Babam da giderdi gurbete, İstanbul’a çalışmaya. Sabırsız bir adamdı rahmetli babam. Bir yıl zor sabreder, köye dönerdi. Kaç kez gidip döndüğünü hatırlamıyorum ama her gidişinde Grundig radyo fabrikasında çalışıyormuş. Sıkılınca da, çekip gidiyormuş. İstanbul’a taşındığımızda da müracaat etmişti ama bu kez “yeter artık” deyip geri çevirmiş adamlar.

Bir dönüşünde Grundig marka radyo getirmişti babam. 1963 ya da 64 olmalı. Sanıyorum köydeki ilk radyo idi. Akşam saatlerinde acans (haber) dinlemeye gelen komşularımız olurdu. O zamanlar, gurbetçilerin radyodan şarkı, türkü istek yapıp sılaya, sevdiklerine, ailelerine selam göndermeleri çok modaydı ve babamın bizim için yaptığı istek türküsünü, “Mevlam bir çok dert vermiş, beraber derman vermiş” türküsünü mısır tarlasında dinlemiş, çok mutlu olmuştuk. Bir koli Ülker bisküvi getirmişti babam İstanbul’dan. Mahmut’la gizli gizli ceplerimizi doldurmuş, yemiş ve bitirmiştik. Mahmut ile bana vinleks (suni deri) mont getirmişti. Soğuktan korumasından çok, karda çok güzel kayması hoşumuza gitmişti.
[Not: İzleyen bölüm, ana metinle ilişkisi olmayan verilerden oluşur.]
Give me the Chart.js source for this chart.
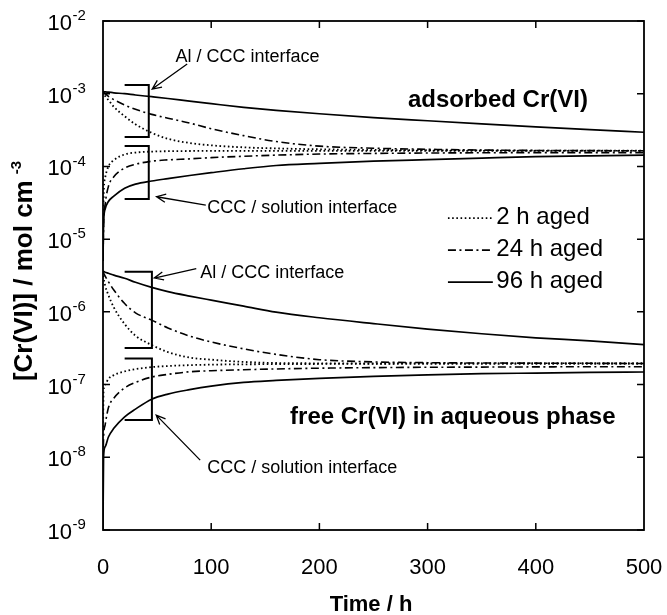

Kendimizi karların üzerine atar saatlerce kayardık.

Bir gurbet (İstanbul) dönüşünde de bisiklet getirmişti babam. Sadece abim biniyordu bisiklete. Biz, diğer kardeşler yaşımız küçük olduğu için el bile süremiyorduk. Hayran hayran abimin bisikletle mahalle içinde dolaşmasını seyrediyorduk. Bir gün Süleyman abim (teyze oğlu) “Ben biliyorum bisiklet sürmesini.” diyerek abimi ikna etti. Bisikleti aldı, daha 50 metre gitmeden bisiklet bir tarafa, Süleyman abim bir tarafa savruldu. Hatırladığım, bisikletin aynası kırılmıştı ve abim kazayı üstüne alıp, bizi de şahit gösterdiği halde babamdan epey bir fırça yemişti.

Aslında bu bisikleti biz çocuklar için değil, kendisi için getirmişti babam. Köyde, mahalle içinde fazla bindiğini hatırlamıyorum ama bir gün bisikletle Giresun’a gitmeye kalktı. Gitti de. Köyle Giresun arası yaklaşık 40 kilometre. Yol toprak, çakıl. Camili’ye kadar rahat gitmiş. Camili’den aşağı inerken, aşağıdan gelen kamyondan kaçayım derken yoldan çıkmış. Dikenli tellerin arasından fındık bahçesine yuvarlanmış. Kollarında yaralar, başında yarık vardı ama şükür ki hayati bir hasar almamış. Bisiklette de hasar vardı ama anlaşılan yürümesine engel değilmiş. Dönüş yolunda, yolun yarıdan fazlası rampa (yokuş) olduğu için, bisikletle birlikte yürüyerek, birbirlerine arkadaşlık ederek dönmüşlerdi köye.

Allah rahmet eylesin, gizli bir bisiklet, motosiklet tutkusu varmış babamın. Bir motosiklet kazasını da İstanbul’da yaşamıştı. Motosiklet almaya kalkışmış, almak istediği motosiklet ile deneme sürüşü yaparken, dosdoğru önündeki duvara vurmuş, alçak duvarın üstünden uçmuştu. Bu kaza gözünü korkutmuş olmalı ki, motosikleti almaktan vazgeçmişti. Mekanın cennet olsun babam.